What will our amateur service be like in 25 years? A. Circa 2005, a prominent
amateur radio community organizer reported at a hamfest forum of hearing a supposedly credible prediction that our amateur
service would be gone within 5 years. That prediction didn’t come true. The W3BE
crystal ball, moreover, predicts that it will still be around in the year 2037… but probably in a form considerably
different from that during its first century of existence. It also predicted the Baltimore Ravens would win Superbowl
XLV.
The
current political climate seems to be that the need for professional communicators using our spectrum transcends the need
for bone fide amateur operators. The professional communicators have been given access and, in some instances, even have priority over our amateur service communications. Having now grown legs and jumped over the no-pecuniary-interest barrier, we can
expect this movement to further expand in the near term; probably engulfing the hobby and overwhelming its freewheeling experimental
aspects well before 2037.
Our amateur service community organizers are shunning the traditional motivation of providing a radiocommunication
service for the purpose of self-training, intercommunication and technical investigations carried out by amateurs, that is,
duly authorized persons interested in radio technique solely with a personal aim and without pecuniary
interest. They have embarked on an aggressive expansion of the ULS data base license grant listings.
Our National Conference of Volunteer-Examiner Coordinators has petitioned the FCC to make our Amateur Radio Service accessible
to as many citizens as possible (RM-10870). This petition came from those who
we must rely upon to maintain our question pools and coordinate our VEs’ license examination sessions.

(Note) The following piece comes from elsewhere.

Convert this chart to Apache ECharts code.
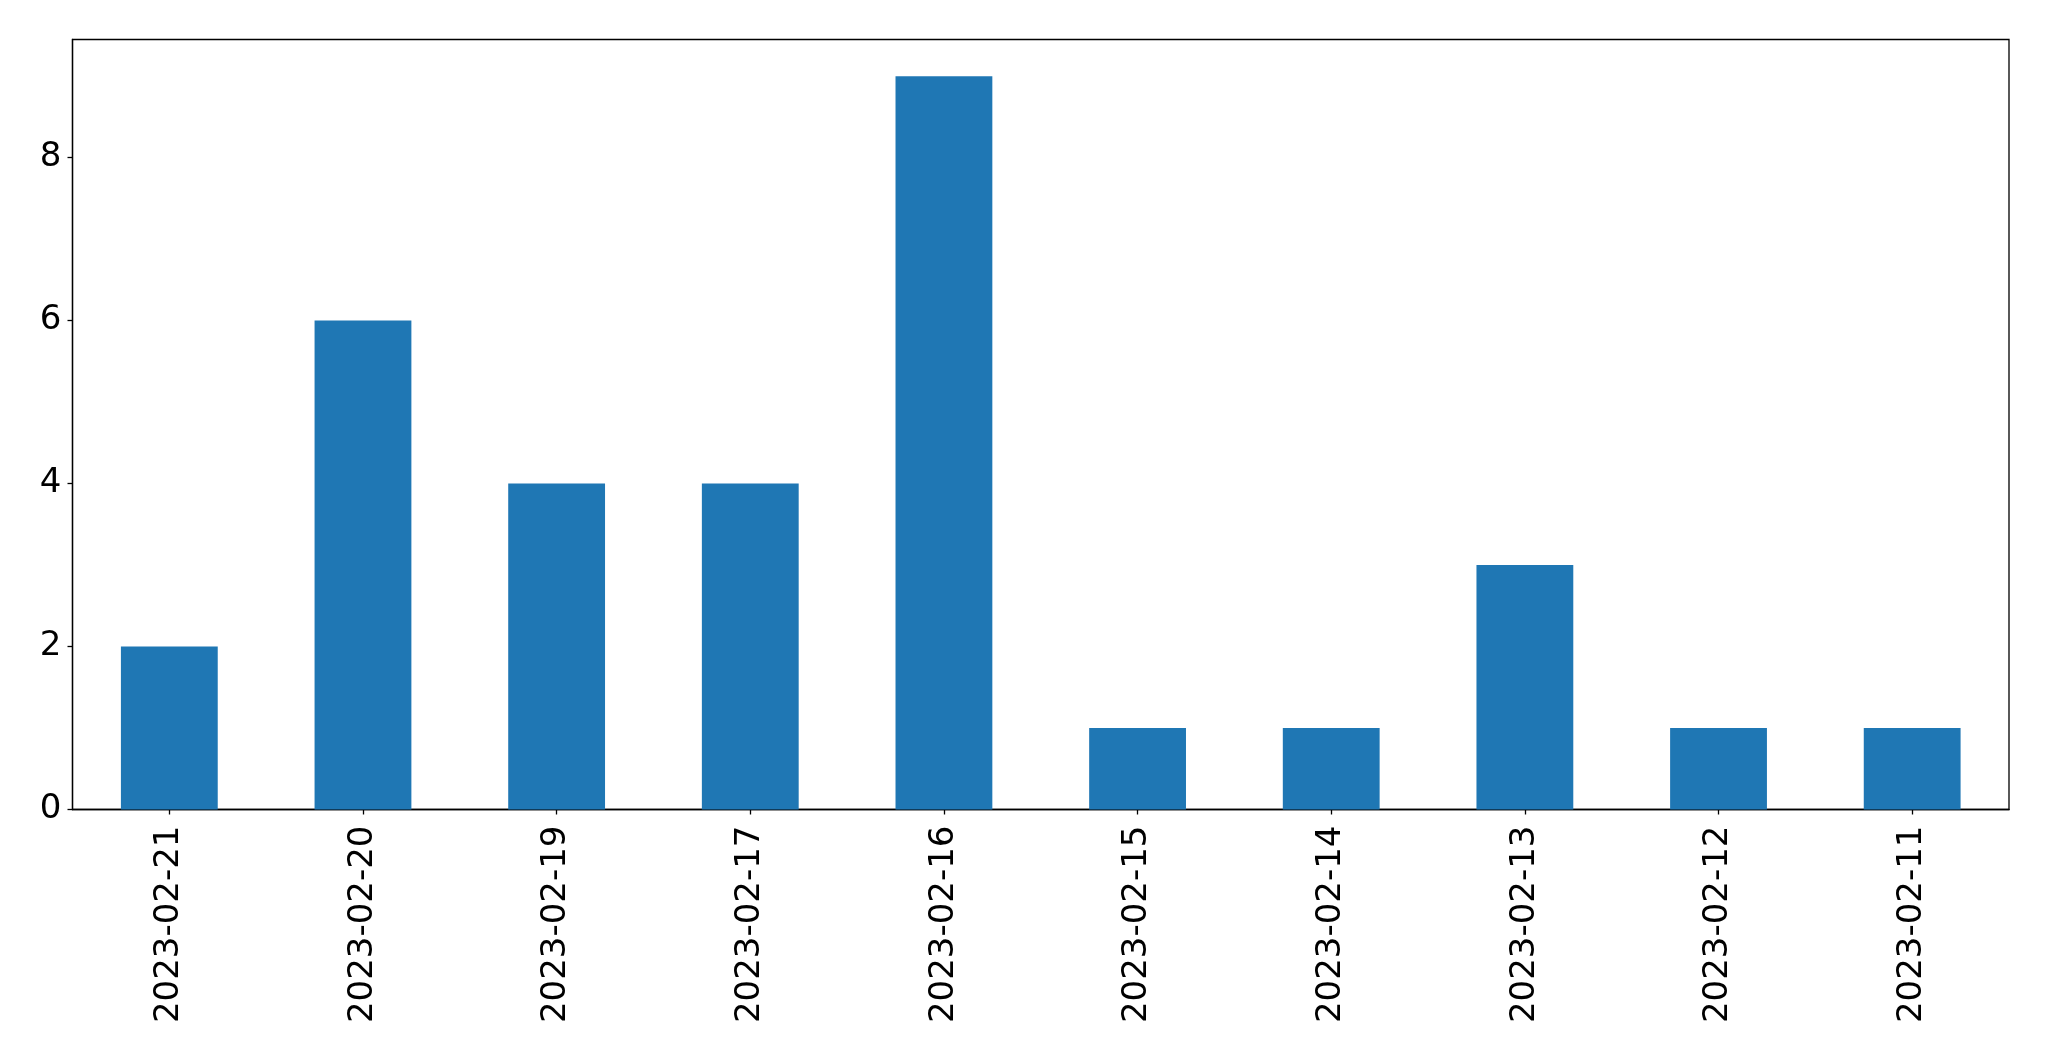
<!DOCTYPE html>
<html>
<head>
<meta charset="utf-8">
<script src="https://cdn.jsdelivr.net/npm/echarts@6/dist/echarts.min.js"></script>
<style>html,body{margin:0;padding:0;background:#fff}#c{width:2049px;height:1061px}</style>
</head>
<body>
<div id="c"></div>
<script>
const categories = ["2023-02-21","2023-02-20","2023-02-19","2023-02-17","2023-02-16","2023-02-15","2023-02-14","2023-02-13","2023-02-12","2023-02-11"];
const counts = [2,6,4,4,9,1,1,3,1,1];
const yTicks = [0,2,4,6,8];
const yMax = 9.45;

const chart = echarts.init(document.getElementById('c'), null, {renderer:'canvas'});
chart.setOption({
  animation: false,
  backgroundColor: '#fff',
  textStyle: {fontFamily: 'DejaVu Sans'},
  grid: {left: 72.5, top: 39.5, width: 1936.5, height: 770, containLabel: false, show: true, borderColor: '#000', borderWidth: 1.3, backgroundColor: 'transparent'},
  xAxis: {
    type: 'category',
    data: categories,
    boundaryGap: true,
    axisLine: {show: true, lineStyle: {color: '#000', width: 1.3}},
    axisTick: {show: true, alignWithLabel: true, length: 5, lineStyle: {color: '#000', width: 1.3}},
    axisLabel: {rotate: 90, margin: 16, color: '#000', fontSize: 34, fontFamily: 'DejaVu Sans', interval: 0},
    splitLine: {show: false}
  },
  yAxis: {
    type: 'value',
    min: 0,
    max: yMax,
    interval: 2,
    axisLine: {show: true, lineStyle: {color: '#000', width: 1.3}},
    axisTick: {show: true, length: 5, lineStyle: {color: '#000', width: 1.3}, customValues: yTicks},
    axisLabel: {margin: 11, color: '#000', fontSize: 34, fontFamily: 'DejaVu Sans', customValues: yTicks},
    splitLine: {show: false}
  },
  series: [{
    type: 'bar',
    data: counts,
    barWidth: '50%',
    itemStyle: {color: '#1f77b4'}
  }]
});
</script>
</body>
</html>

Qualifying for an FCC license grant
reportedly has been lowered to an unimpressive $20, 10-hour study effort.
The prototype that our amateur
service best seems to be destined to emulate in places where it is regulated by the FCC is the Part 95 Citizens Band Radio Service. A half-century ago, it existed as it was intended to function:
a private, two-way, short-distance voice communications service for personal or business activities of the general
public. Upon growing to over ½ million licensees, however, it rapidly took off, attaining some 35
million users and becoming a disorderly, often X-rated speaking, too-difficult-to-regulate crowd. Licensing
and other efforts to maintain its usefulness to the general public had to be curtailed.